- _DATA LINES_:
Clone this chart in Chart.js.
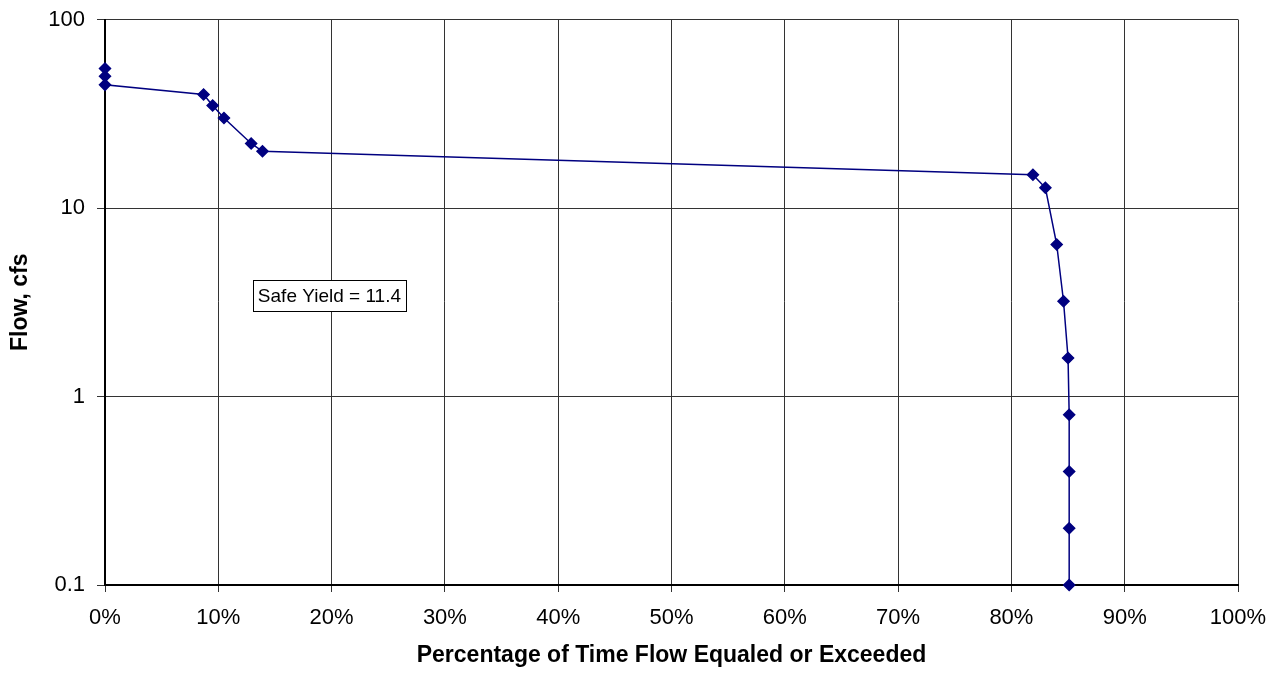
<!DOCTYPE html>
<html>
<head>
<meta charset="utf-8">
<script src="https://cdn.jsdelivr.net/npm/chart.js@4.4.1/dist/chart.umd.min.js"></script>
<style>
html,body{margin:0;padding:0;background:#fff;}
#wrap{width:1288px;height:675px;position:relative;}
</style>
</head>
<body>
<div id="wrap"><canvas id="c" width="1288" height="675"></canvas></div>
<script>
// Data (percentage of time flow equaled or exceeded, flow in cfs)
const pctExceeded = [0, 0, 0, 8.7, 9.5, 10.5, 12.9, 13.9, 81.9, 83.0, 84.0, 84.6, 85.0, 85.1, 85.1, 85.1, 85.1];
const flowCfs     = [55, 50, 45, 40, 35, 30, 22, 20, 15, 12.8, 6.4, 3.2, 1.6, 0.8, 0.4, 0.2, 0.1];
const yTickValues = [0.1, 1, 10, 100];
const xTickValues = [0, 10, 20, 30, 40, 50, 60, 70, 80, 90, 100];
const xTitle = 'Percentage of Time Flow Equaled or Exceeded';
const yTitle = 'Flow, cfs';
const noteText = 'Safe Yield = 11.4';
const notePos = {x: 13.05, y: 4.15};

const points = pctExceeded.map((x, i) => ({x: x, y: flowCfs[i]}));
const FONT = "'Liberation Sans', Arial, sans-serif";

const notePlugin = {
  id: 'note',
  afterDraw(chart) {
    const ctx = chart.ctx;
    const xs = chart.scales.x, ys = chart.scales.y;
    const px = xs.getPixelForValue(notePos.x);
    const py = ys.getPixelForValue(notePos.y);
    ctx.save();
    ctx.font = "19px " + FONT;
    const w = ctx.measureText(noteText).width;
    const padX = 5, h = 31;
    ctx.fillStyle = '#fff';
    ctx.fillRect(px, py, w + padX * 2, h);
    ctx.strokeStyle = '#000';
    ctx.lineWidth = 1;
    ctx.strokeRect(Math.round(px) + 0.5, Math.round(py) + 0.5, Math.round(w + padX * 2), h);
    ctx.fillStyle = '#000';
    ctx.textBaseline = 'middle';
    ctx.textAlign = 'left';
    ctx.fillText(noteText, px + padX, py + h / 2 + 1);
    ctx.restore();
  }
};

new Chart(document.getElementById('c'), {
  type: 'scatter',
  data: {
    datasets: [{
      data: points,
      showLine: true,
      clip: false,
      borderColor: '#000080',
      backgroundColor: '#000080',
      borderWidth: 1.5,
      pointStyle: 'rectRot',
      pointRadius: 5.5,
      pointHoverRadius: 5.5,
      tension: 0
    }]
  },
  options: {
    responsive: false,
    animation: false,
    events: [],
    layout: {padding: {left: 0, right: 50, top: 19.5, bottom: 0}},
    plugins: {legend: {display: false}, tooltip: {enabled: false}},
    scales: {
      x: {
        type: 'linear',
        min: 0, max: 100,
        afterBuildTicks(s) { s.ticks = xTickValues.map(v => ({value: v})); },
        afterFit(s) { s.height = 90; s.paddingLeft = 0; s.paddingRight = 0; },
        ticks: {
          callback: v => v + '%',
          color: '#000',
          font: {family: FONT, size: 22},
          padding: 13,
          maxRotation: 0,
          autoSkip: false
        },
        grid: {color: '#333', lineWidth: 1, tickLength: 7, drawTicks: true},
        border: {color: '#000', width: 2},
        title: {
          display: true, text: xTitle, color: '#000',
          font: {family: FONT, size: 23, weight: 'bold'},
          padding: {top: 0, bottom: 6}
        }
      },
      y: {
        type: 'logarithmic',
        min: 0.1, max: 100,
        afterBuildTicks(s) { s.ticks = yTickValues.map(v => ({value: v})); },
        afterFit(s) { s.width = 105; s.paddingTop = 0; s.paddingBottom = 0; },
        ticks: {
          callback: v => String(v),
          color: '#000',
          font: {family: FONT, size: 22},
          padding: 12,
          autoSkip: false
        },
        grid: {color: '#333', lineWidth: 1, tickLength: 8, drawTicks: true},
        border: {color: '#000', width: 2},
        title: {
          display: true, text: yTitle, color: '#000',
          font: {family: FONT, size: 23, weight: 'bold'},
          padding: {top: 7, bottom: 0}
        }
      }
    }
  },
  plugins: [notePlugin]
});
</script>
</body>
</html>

- _WHAT TO WORK ON_: Give every line above again exactly, with no pictures.

- _TASK RESULT_:
Clone this chart in Chart.js.
<!DOCTYPE html>
<html>
<head>
<meta charset="utf-8">
<script src="https://cdn.jsdelivr.net/npm/chart.js@4.4.1/dist/chart.umd.min.js"></script>
<style>
html,body{margin:0;padding:0;background:#fff;}
#wrap{width:1288px;height:675px;position:relative;}
</style>
</head>
<body>
<div id="wrap"><canvas id="c" width="1288" height="675"></canvas></div>
<script>
// Data (percentage of time flow equaled or exceeded, flow in cfs)
const pctExceeded = [0, 0, 0, 8.7, 9.5, 10.5, 12.9, 13.9, 81.9, 83.0, 84.0, 84.6, 85.0, 85.1, 85.1, 85.1, 85.1];
const flowCfs     = [55, 50, 45, 40, 35, 30, 22, 20, 15, 12.8, 6.4, 3.2, 1.6, 0.8, 0.4, 0.2, 0.1];
const yTickValues = [0.1, 1, 10, 100];
const xTickValues = [0, 10, 20, 30, 40, 50, 60, 70, 80, 90, 100];
const xTitle = 'Percentage of Time Flow Equaled or Exceeded';
const yTitle = 'Flow, cfs';
const noteText = 'Safe Yield = 11.4';
const notePos = {x: 13.05, y: 4.15};

const points = pctExceeded.map((x, i) => ({x: x, y: flowCfs[i]}));
const FONT = "'Liberation Sans', Arial, sans-serif";

const notePlugin = {
  id: 'note',
  afterDraw(chart) {
    const ctx = chart.ctx;
    const xs = chart.scales.x, ys = chart.scales.y;
    const px = xs.getPixelForValue(notePos.x);
    const py = ys.getPixelForValue(notePos.y);
    ctx.save();
    ctx.font = "19px " + FONT;
    const w = ctx.measureText(noteText).width;
    const padX = 5, h = 31;
    ctx.fillStyle = '#fff';
    ctx.fillRect(px, py, w + padX * 2, h);
    ctx.strokeStyle = '#000';
    ctx.lineWidth = 1;
    ctx.strokeRect(Math.round(px) + 0.5, Math.round(py) + 0.5, Math.round(w + padX * 2), h);
    ctx.fillStyle = '#000';
    ctx.textBaseline = 'middle';
    ctx.textAlign = 'left';
    ctx.fillText(noteText, px + padX, py + h / 2 + 1);
    ctx.restore();
  }
};

new Chart(document.getElementById('c'), {
  type: 'scatter',
  data: {
    datasets: [{
      data: points,
      showLine: true,
      clip: false,
      borderColor: '#000080',
      backgroundColor: '#000080',
      borderWidth: 1.5,
      pointStyle: 'rectRot',
      pointRadius: 5.5,
      pointHoverRadius: 5.5,
      tension: 0
    }]
  },
  options: {
    responsive: false,
    animation: false,
    events: [],
    layout: {padding: {left: 0, right: 50, top: 19.5, bottom: 0}},
    plugins: {legend: {display: false}, tooltip: {enabled: false}},
    scales: {
      x: {
        type: 'linear',
        min: 0, max: 100,
        afterBuildTicks(s) { s.ticks = xTickValues.map(v => ({value: v})); },
        afterFit(s) { s.height = 90; s.paddingLeft = 0; s.paddingRight = 0; },
        ticks: {
          callback: v => v + '%',
          color: '#000',
          font: {family: FONT, size: 22},
          padding: 13,
          maxRotation: 0,
          autoSkip: false
        },
        grid: {color: '#333', lineWidth: 1, tickLength: 7, drawTicks: true},
        border: {color: '#000', width: 2},
        title: {
          display: true, text: xTitle, color: '#000',
          font: {family: FONT, size: 23, weight: 'bold'},
          padding: {top: 0, bottom: 6}
        }
      },
      y: {
        type: 'logarithmic',
        min: 0.1, max: 100,
        afterBuildTicks(s) { s.ticks = yTickValues.map(v => ({value: v})); },
        afterFit(s) { s.width = 105; s.paddingTop = 0; s.paddingBottom = 0; },
        ticks: {
          callback: v => String(v),
          color: '#000',
          font: {family: FONT, size: 22},
          padding: 12,
          autoSkip: false
        },
        grid: {color: '#333', lineWidth: 1, tickLength: 8, drawTicks: true},
        border: {color: '#000', width: 2},
        title: {
          display: true, text: yTitle, color: '#000',
          font: {family: FONT, size: 23, weight: 'bold'},
          padding: {top: 7, bottom: 0}
        }
      }
    }
  },
  plugins: [notePlugin]
});
</script>
</body>
</html>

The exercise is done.